— START —

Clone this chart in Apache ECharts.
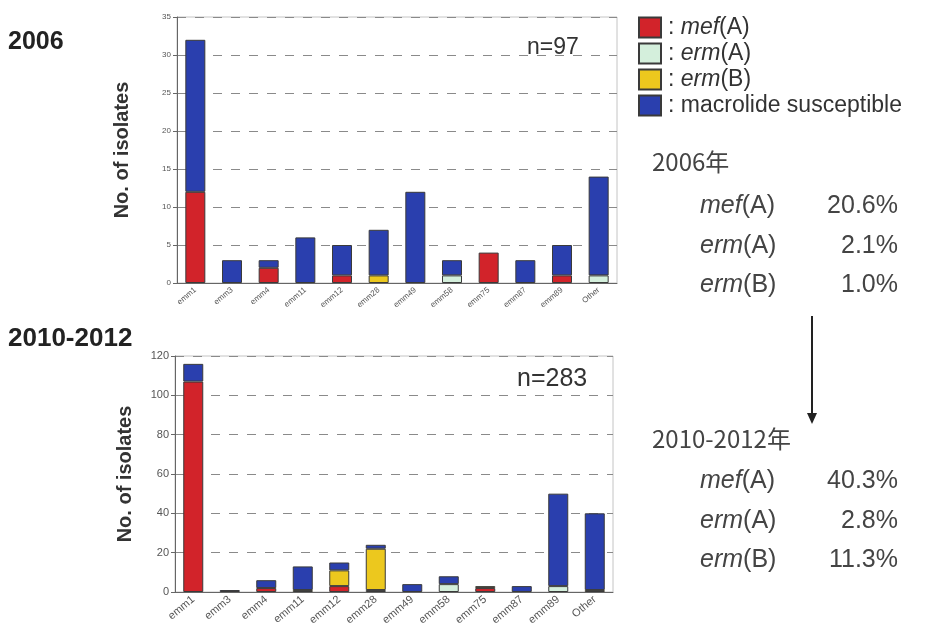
<!DOCTYPE html>
<html>
<head>
<meta charset="utf-8">
<script src="https://cdn.jsdelivr.net/npm/echarts@6/dist/echarts.min.js"></script>
<style>
  html, body { margin: 0; padding: 0; background: #fff; }
  #chart { width: 926px; height: 636px; }
</style>
</head>
<body>
<div id="chart"></div>
<script>
// emm types shown on both panels
const categories = ['emm1', 'emm3', 'emm4', 'emm11', 'emm12', 'emm28', 'emm49', 'emm58', 'emm75', 'emm87', 'emm89', 'Other'];

// 2006 isolates (n=97)
const mefA2006 = [12, 0, 2, 0, 1, 0, 0, 0, 4, 0, 1, 0];
const ermA2006 = [0, 0, 0, 0, 0, 0, 0, 1, 0, 0, 0, 1];
const ermB2006 = [0, 0, 0, 0, 0, 1, 0, 0, 0, 0, 0, 0];
const susc2006 = [20, 3, 1, 6, 4, 6, 12, 2, 0, 3, 4, 13];

// 2010-2012 isolates (n=283)
const mefA2010 = [107, 0, 2, 0, 3, 0, 0, 0, 2, 0, 0, 0];
const ermA2010 = [0, 0, 0, 0, 0, 1, 0, 4, 0, 0, 3, 0];
const ermB2010 = [0, 0, 0, 1, 8, 21, 0, 0, 1, 0, 0, 1];
const susc2010 = [9, 1, 4, 12, 4, 2, 4, 4, 0, 3, 47, 39];

// y-axis tick settings
const yMax2006 = 35, yStep2006 = 5;
const yMax2010 = 120, yStep2010 = 20;

// resistance-gene rates
const rates2006 = [['mef', '(A)', '20.6%'], ['erm', '(A)', '2.1%'], ['erm', '(B)', '1.0%']];
const rates2010 = [['mef', '(A)', '40.3%'], ['erm', '(A)', '2.8%'], ['erm', '(B)', '11.3%']];

const seriesDefs = [
  { name: 'mef(A)', color: '#d2232a', d2006: mefA2006, d2010: mefA2010 },
  { name: 'erm(A)', color: '#d4efdc', d2006: ermA2006, d2010: ermA2010 },
  { name: 'erm(B)', color: '#ecc81e', d2006: ermB2006, d2010: ermB2010 },
  { name: 'macrolide susceptible', color: '#2a3fae', d2006: susc2006, d2010: susc2010 }
];

const FONT = '"Liberation Sans", Arial, sans-serif';
const textCol = '#333';
const rateCol = '#444';

function nz(arr) { return arr.map(v => (v === 0 ? '-' : v)); }

const series = [];
seriesDefs.forEach(s => {
  series.push({
    name: s.name, type: 'bar', stack: 'a', xAxisIndex: 0, yAxisIndex: 0,
    barWidth: 20, data: nz(s.d2006),
    itemStyle: { color: s.color, borderColor: '#3a3a3a', borderWidth: 1 }
  });
  series.push({
    name: s.name, type: 'bar', stack: 'b', xAxisIndex: 1, yAxisIndex: 1,
    barWidth: 20, data: nz(s.d2010),
    itemStyle: { color: s.color, borderColor: '#3a3a3a', borderWidth: 1 }
  });
});

function xAxis(gridIndex, fs) {
  return {
    type: 'category', gridIndex, data: categories,
    axisLine: { lineStyle: { color: '#666' } },
    axisTick: { length: 5, lineStyle: { color: '#666' } },
    axisLabel: { rotate: 40, fontSize: fs, color: '#555', fontFamily: FONT, margin: 6 }
  };
}
function yAxis(gridIndex, max, step, fs) {
  return {
    type: 'value', gridIndex, min: 0, max, interval: step,
    name: 'No. of isolates', nameLocation: 'middle',
    nameGap: gridIndex === 0 ? 45 : 40,
    nameTextStyle: { fontSize: 20, fontWeight: 'bold', color: textCol, fontFamily: FONT },
    axisLine: { show: true, lineStyle: { color: '#666' } },
    axisTick: { show: true, length: 4, lineStyle: { color: '#666' } },
    axisLabel: { fontSize: fs, color: '#555', fontFamily: FONT, margin: 6 },
    splitLine: { lineStyle: { type: [9, 9], color: '#8a8a8a' } }
  };
}

function rateRows(rows, y0) {
  const out = [];
  rows.forEach((r, i) => {
    const y = y0 + i * 39.5;
    out.push({
      type: 'text', left: 700, top: y - 14,
      style: {
        text: '{i|' + r[0] + '}{n|' + r[1] + '}',
        rich: {
          i: { fontSize: 25, fontStyle: 'italic', fill: rateCol, fontFamily: FONT },
          n: { fontSize: 25, fill: rateCol, fontFamily: FONT }
        }
      }
    });
    out.push({
      type: 'text', right: 28, top: y - 14,
      style: { text: r[2], fontSize: 25, fill: rateCol, fontFamily: FONT, textAlign: 'right' }
    });
  });
  return out;
}

const option = {
  animation: false,
  backgroundColor: '#fff',
  textStyle: { fontFamily: FONT },
  grid: [
    { left: 177, top: 17, width: 440, height: 266, show: true, borderColor: '#c4c4c4', borderWidth: 1 },
    { left: 175, top: 356, width: 438, height: 236, show: true, borderColor: '#c4c4c4', borderWidth: 1 }
  ],
  xAxis: [xAxis(0, 8), xAxis(1, 11)],
  yAxis: [yAxis(0, yMax2006, yStep2006, 8), yAxis(1, yMax2010, yStep2010, 11)],
  legend: {
    orient: 'vertical', left: 633, top: 11,
    icon: 'rect',
    itemWidth: 22, itemHeight: 20, itemGap: 3,
    data: seriesDefs.map(s => s.name),
    formatter: function (name) {
      if (name === 'macrolide susceptible') return '{n|: macrolide susceptible}';
      const m = name.match(/^([a-z]+)(\(.\))$/);
      return '{n|: }{i|' + m[1] + '}{n|' + m[2] + '}';
    },
    textStyle: {
      padding: [0, 0, 0, 2],
      rich: {
        i: { fontSize: 23, lineHeight: 20, fontStyle: 'italic', color: textCol, fontFamily: FONT },
        n: { fontSize: 23, lineHeight: 20, color: textCol, fontFamily: FONT }
      }
    }
  },
  graphic: [
    { type: 'text', left: 8, top: 30, style: { text: '2006', fontSize: 25, fontWeight: 'bold', fill: '#222', fontFamily: FONT } },
    { type: 'text', left: 8, top: 326, style: { text: '2010-2012', fontSize: 26, fontWeight: 'bold', fill: '#222', fontFamily: FONT } },
    { type: 'text', left: 527, top: 36, style: { text: 'n=97', fontSize: 23, fill: '#333', fontFamily: FONT } },
    { type: 'text', left: 517, top: 367, style: { text: 'n=283', fontSize: 25, fill: '#333', fontFamily: FONT } },
    { type: 'text', left: 652, top: 150, style: { text: '2006年', fontSize: 24, fill: rateCol, fontFamily: '"Noto Sans CJK JP", ' + FONT } },
    { type: 'text', left: 652, top: 427, style: { text: '2010-2012年', fontSize: 24, fill: rateCol, fontFamily: '"Noto Sans CJK JP", ' + FONT } },
    { type: 'line', shape: { x1: 812, y1: 316, x2: 812, y2: 416 }, style: { stroke: '#222', lineWidth: 2 } },
    { type: 'polygon', shape: { points: [[807, 413], [817, 413], [812, 424]] }, style: { fill: '#222' } }
  ].concat(rateRows(rates2006, 208), rateRows(rates2010, 483)),
  series
};

const chart = echarts.init(document.getElementById('chart'), null, { renderer: 'canvas' });
chart.setOption(option);
</script>
</body>
</html>
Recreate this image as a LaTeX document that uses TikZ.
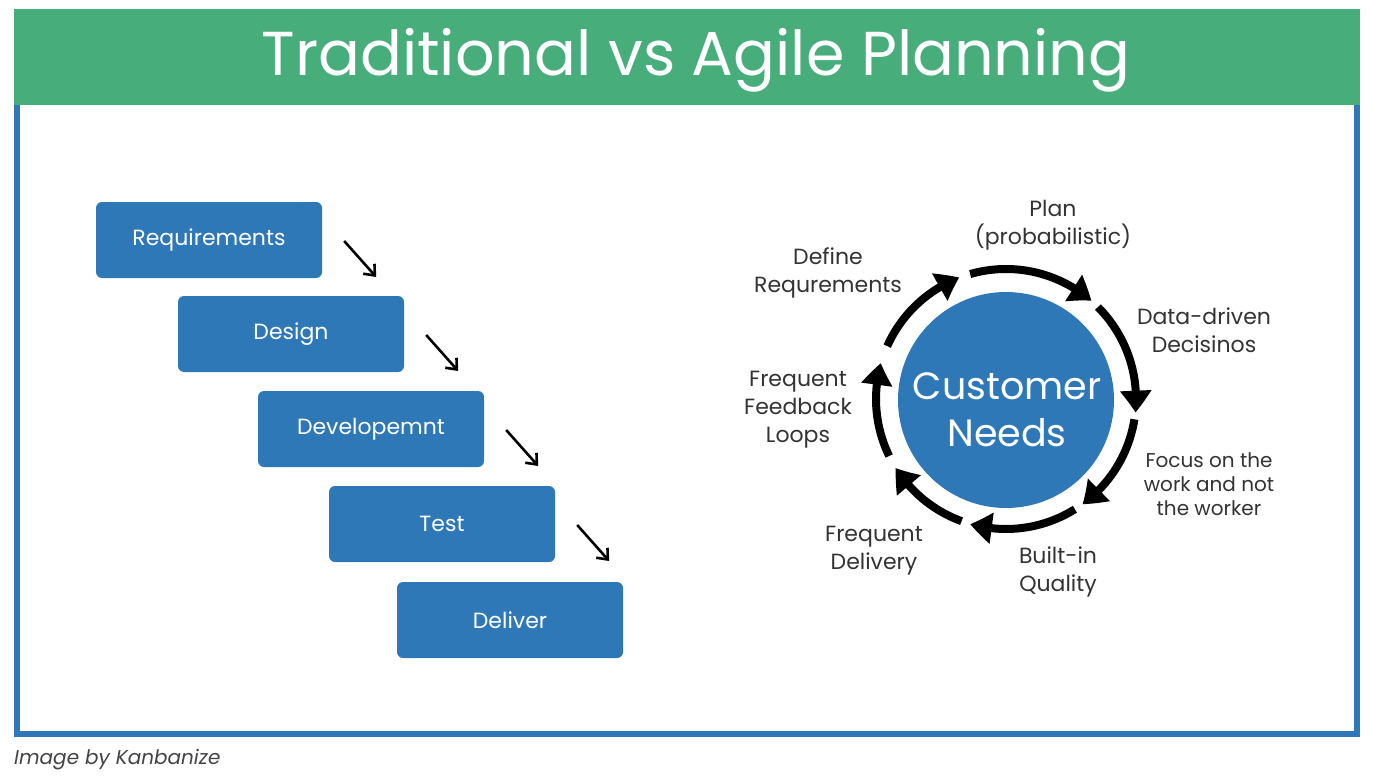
\documentclass[tikz,border=0pt]{standalone}
\usepackage{fontspec}
\setmainfont{Poppins}
\usetikzlibrary{arrows.meta,bending}
\definecolor{hdrgreen}{HTML}{46AD7B}
\definecolor{boxblue}{HTML}{2E78B7}
\definecolor{txtgray}{HTML}{333333}
\definecolor{footgray}{HTML}{444444}
\begin{document}
\begin{tikzpicture}[x=1pt,y=1pt,
  stepbox/.style={fill=boxblue, rounded corners=6pt, minimum width=226pt, minimum height=76pt, text=white, font=\fontsize{22}{26}\selectfont, inner sep=0pt},
  lbl/.style={text=txtgray, align=center, font=\fontsize{22}{28}\selectfont, inner sep=0pt},
  smalllbl/.style={text=txtgray, align=center, font=\fontsize{20}{24}\selectfont, inner sep=0pt},
  flow/.style={-{Straight Barb[length=9pt,width=15pt]}, line width=2.6pt, black},
  ring/.style={line width=8pt, black, -{Triangle[length=22pt,width=30pt,bend]}},
]
\useasboundingbox (0,0) rectangle (1374,-781);
\fill[white] (0,0) rectangle (1374,-781);
% frame
\draw[boxblue, line width=6pt] (17,-100) rectangle (1357,-734);
\fill[hdrgreen] (14,-9) rectangle (1360,-105);
\node[text=white, font=\fontsize{62}{70}\selectfont, inner sep=0pt] (title) at (696,-60) {Traditional vs Agile Planning};

% waterfall boxes
\node[stepbox] (req) at (209,-240) {Requirements};
\node[stepbox] (des) at (291,-334) {Design};
\node[stepbox] (dev) at (371,-429) {Developemnt};
\node[stepbox] (tst) at (442,-524) {Test};
\node[stepbox] (del) at (510,-620) {Deliver};

\foreach \b/\n in {req/1,des/2,dev/3,tst/4}{
  \coordinate (s\n) at ([xshift=22pt,yshift=-1pt]\b.east);
  \coordinate (e\n) at ([xshift=54pt,yshift=-37pt]\b.east);
  \draw[flow] (s\n) -- (e\n);
}

% customer needs cycle
\node[circle, fill=boxblue, minimum size=216pt, inner sep=0pt] (cn) at (1006,-400) {};
\node[text=white, align=center, font=\fontsize{38}{47}\selectfont, inner sep=0pt] (cntext) at (1007,-410) {Customer\\Needs};

\coordinate (rc) at (1006,-399);
\draw[ring] (rc) ++(106:130) arc[start angle=106, end angle=49, radius=130];
\draw[ring] (rc) ++(45:130) arc[start angle=45, end angle=-6, radius=130];
\draw[ring] (rc) ++(-9:130) arc[start angle=-9, end angle=-54, radius=130];
\draw[ring] (rc) ++(-58:130) arc[start angle=-58, end angle=-106, radius=130];
\draw[ring] (rc) ++(-110:130) arc[start angle=-110, end angle=-148, radius=130];
\draw[ring] (rc) ++(-154:130) arc[start angle=-154, end angle=-196, radius=130];
\draw[ring] (rc) ++(156:130) arc[start angle=156, end angle=111, radius=130];

% labels
\node[lbl] (plan) at (1053,-225) {Plan\\(probabilistic)};
\node[lbl] (define) at (828,-273) {Define\\Requrements};
\node[lbl] (data) at (1204,-330) {Data-driven\\Decisinos};
\node[lbl] (feedback) at (798,-410) {Frequent\\Feedback\\Loops};
\node[smalllbl] (focus) at (1209,-484) {Focus on the\\work and not\\the worker};
\node[lbl] (delivery) at (874,-551) {Frequent\\Delivery};
\node[lbl] (quality) at (1058,-572) {Built-in\\Quality};

% footer
\node[anchor=west, text=footgray, font=\itshape\fontsize{20}{22}\selectfont, inner sep=0pt] (foot) at (14,-760) {Image by Kanbanize};
\end{tikzpicture}
\end{document}
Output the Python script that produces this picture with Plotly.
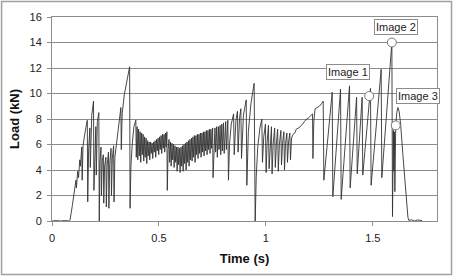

— END —

> [YOUR OBJECTIVE]: Copy out each line of the data where the string "script" appears.

> [EXPECTED OUTPUT]:
<script src="https://cdn.jsdelivr.net/npm/echarts@6/dist/echarts.min.js"></script>
<script>
</script>
Output the Python script that produces this picture with Plotly.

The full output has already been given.